### Task brief
Starting with the first line of the listing, quote each line exactly until and including the one with "Serif', 'Times New", leaving pictures out.

### Given information
────────────────────────────────────────
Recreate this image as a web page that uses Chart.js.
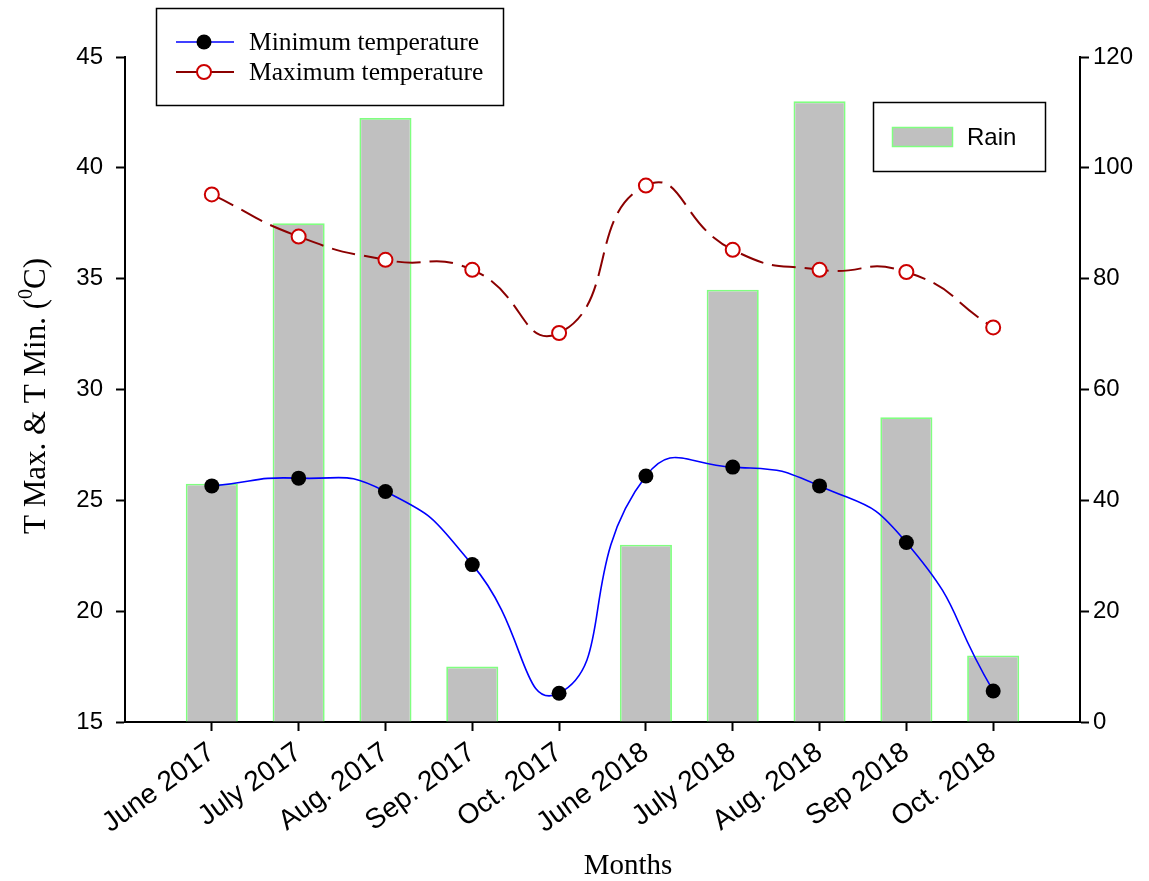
<!DOCTYPE html>
<html><head><meta charset="utf-8">
<script src="https://cdn.jsdelivr.net/npm/chart.js@4.4.1/dist/chart.umd.min.js"></script>
<style>html,body{margin:0;padding:0;background:#fff;} #wrap{width:1149px;height:881px;}</style>
</head><body><div id="wrap"><canvas id="c" width="1149" height="881"></canvas></div>
<script>
// ---- data ----
const categories = ['June 2017','July 2017','Aug. 2017','Sep. 2017','Oct. 2017','June 2018','July 2018','Aug. 2018','Sep 2018','Oct. 2018'];
const rainMm = [43, 90, 109, 10, 0, 32, 78, 112, 55, 12];
const minTemp = [25.65, 26.0, 25.4, 22.1, 16.3, 26.1, 26.5, 25.65, 23.1, 16.4];
const maxTemp = [38.8, 36.9, 35.85, 35.4, 32.55, 39.2, 36.3, 35.4, 35.3, 32.8];
const tempTicks = [15, 20, 25, 30, 35, 40, 45];
const rainTicks = [0, 20, 40, 60, 80, 100, 120];
const seriesNames = ['Minimum temperature', 'Maximum temperature', 'Rain'];
const axisTitles = {x: 'Months', y: 'T Max. & T Min. ('};

// padded category list: one empty slot at each end
const labels = [''].concat(categories, ['']);
const pad = arr => [null].concat(arr, [null]);

const SANS = "'Liberation Sans', Arial, sans-serif";
const SERIF = "'Liberation Serif', 'Times New Roman', serif";

const overlay = {
  id: 'overlay',
  afterDraw(chart) {
    const c = chart.ctx;
    c.save();
    // legend box 1
    c.lineWidth = 1.5; c.strokeStyle = '#000';
    c.strokeRect(156.5, 8.5, 347, 97);
    // row 1
    c.strokeStyle = '#0000ff'; c.lineWidth = 1.5;
    c.beginPath(); c.moveTo(176, 42); c.lineTo(234, 42); c.stroke();
    c.fillStyle = '#000'; c.beginPath(); c.arc(204, 42, 7.5, 0, Math.PI*2); c.fill();
    // row 2
    c.strokeStyle = '#8b0000'; c.lineWidth = 2;
    c.beginPath(); c.moveTo(176, 72); c.lineTo(234, 72); c.stroke();
    c.fillStyle = '#fff'; c.strokeStyle = '#cc0000'; c.lineWidth = 2;
    c.beginPath(); c.arc(204, 72, 7, 0, Math.PI*2); c.fill(); c.stroke();
    c.fillStyle = '#000'; c.font = '25.5px ' + SERIF; c.textBaseline = 'middle'; c.textAlign = 'left';
    c.fillText(seriesNames[0], 249, 43);
    c.fillText(seriesNames[1], 249, 73);
    // legend box 2
    c.strokeStyle = '#000'; c.lineWidth = 1.5;
    c.strokeRect(873.5, 102.5, 172, 69);
    c.fillStyle = '#c0c0c0'; c.fillRect(892, 127, 61, 20);
    c.strokeStyle = '#80ff80'; c.lineWidth = 1.5; c.strokeRect(892.5, 127.5, 60, 19);
    c.fillStyle = '#000'; c.font = '24px ' + SANS;
    c.fillText(seriesNames[2], 967, 138);
    // x title
    c.font = '29px ' + SERIF; c.textAlign = 'center';
    c.fillText(axisTitles.x, 628, 866);
    // y title with superscript
    c.translate(45, 396); c.rotate(-Math.PI/2);
    c.textAlign = 'left'; c.textBaseline = 'alphabetic';
    const f1 = '31px ' + SERIF, f2 = '20px ' + SERIF;
    c.font = f1; const w1 = c.measureText(axisTitles.y).width;
    c.font = f2; const w2 = c.measureText('0').width;
    c.font = f1; const w3 = c.measureText('C)').width;
    let x0 = -(w1 + w2 + w3) / 2;
    c.fillText(axisTitles.y, x0, 0);
    c.font = f2; c.fillText('0', x0 + w1, -13);
    c.font = f1; c.fillText('C)', x0 + w1 + w2, 0);
    c.restore();
  }
};

const tickFont = {family: SANS, size: 24};

new Chart(document.getElementById('c'), {
  type: 'bar',
  data: {
    labels: labels,
    datasets: [
      {type: 'line', label: seriesNames[0], data: pad(minTemp), yAxisID: 'y', order: 1,
       borderColor: '#0000ff', borderWidth: 1.6, tension: 0.55, fill: false,
       pointRadius: 7.5, pointBackgroundColor: '#000', pointBorderColor: '#000', pointBorderWidth: 0},
      {type: 'line', label: seriesNames[1], data: pad(maxTemp), yAxisID: 'y', order: 2,
       borderColor: '#8b0000', borderWidth: 2, borderDash: [24, 9], tension: 0.55, fill: false,
       pointRadius: 7, pointBackgroundColor: '#fff', pointBorderColor: '#cc0000', pointBorderWidth: 2},
      {type: 'bar', label: seriesNames[2], data: pad(rainMm), yAxisID: 'y1', order: 3,
       backgroundColor: '#c0c0c0', borderColor: '#80ff80', borderWidth: 1.8,
       barPercentage: 0.6, categoryPercentage: 1}
    ]
  },
  options: {
    responsive: false, animation: false,
    layout: {padding: {top: 57, left: 0, right: 0, bottom: 0}},
    plugins: {legend: {display: false}, tooltip: {enabled: false}},
    scales: {
      x: {
        offset: false,
        grid: {offset: false, drawOnChartArea: false, drawTicks: true, tickLength: 9, tickWidth: 2,
               tickColor: c => (c.index === 0 || c.index === labels.length - 1) ? 'rgba(0,0,0,0)' : '#000'},
        border: {display: true, color: '#000', width: 2},
        ticks: {autoSkip: false, maxRotation: 36, minRotation: 36, font: {family: SANS, size: 28}, color: '#000', padding: 5},
        afterFit: s => { s.height = 159; }
      },
      y: {
        position: 'left', min: tempTicks[0], max: tempTicks[tempTicks.length - 1],
        afterBuildTicks: s => { s.ticks = tempTicks.map(v => ({value: v})); },
        grid: {drawOnChartArea: false, drawTicks: true, tickLength: 9, tickWidth: 2, tickColor: '#000'},
        border: {display: true, color: '#000', width: 2},
        ticks: {font: tickFont, color: '#000', padding: 13},
        afterFit: s => { s.width = 125; }
      },
      y1: {
        position: 'right', min: rainTicks[0], max: rainTicks[rainTicks.length - 1],
        afterBuildTicks: s => { s.ticks = rainTicks.map(v => ({value: v})); },
        grid: {drawOnChartArea: false, drawTicks: true, tickLength: 9, tickWidth: 2, tickColor: '#000'},
        border: {display: true, color: '#000', width: 2},
        ticks: {font: tickFont, color: '#000', padding: 4},
        afterFit: s => { s.width = 69; }
      }
    }
  },
  plugins: [overlay]
});
</script></body></html>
────────────────────────────────────────
### Output for this task
Recreate this image as a web page that uses Chart.js.
<!DOCTYPE html>
<html><head><meta charset="utf-8">
<script src="https://cdn.jsdelivr.net/npm/chart.js@4.4.1/dist/chart.umd.min.js"></script>
<style>html,body{margin:0;padding:0;background:#fff;} #wrap{width:1149px;height:881px;}</style>
</head><body><div id="wrap"><canvas id="c" width="1149" height="881"></canvas></div>
<script>
// ---- data ----
const categories = ['June 2017','July 2017','Aug. 2017','Sep. 2017','Oct. 2017','June 2018','July 2018','Aug. 2018','Sep 2018','Oct. 2018'];
const rainMm = [43, 90, 109, 10, 0, 32, 78, 112, 55, 12];
const minTemp = [25.65, 26.0, 25.4, 22.1, 16.3, 26.1, 26.5, 25.65, 23.1, 16.4];
const maxTemp = [38.8, 36.9, 35.85, 35.4, 32.55, 39.2, 36.3, 35.4, 35.3, 32.8];
const tempTicks = [15, 20, 25, 30, 35, 40, 45];
const rainTicks = [0, 20, 40, 60, 80, 100, 120];
const seriesNames = ['Minimum temperature', 'Maximum temperature', 'Rain'];
const axisTitles = {x: 'Months', y: 'T Max. & T Min. ('};

// padded category list: one empty slot at each end
const labels = [''].concat(categories, ['']);
const pad = arr => [null].concat(arr, [null]);

const SANS = "'Liberation Sans', Arial, sans-serif";
const SERIF = "'Liberation Serif', 'Times New Roman', serif";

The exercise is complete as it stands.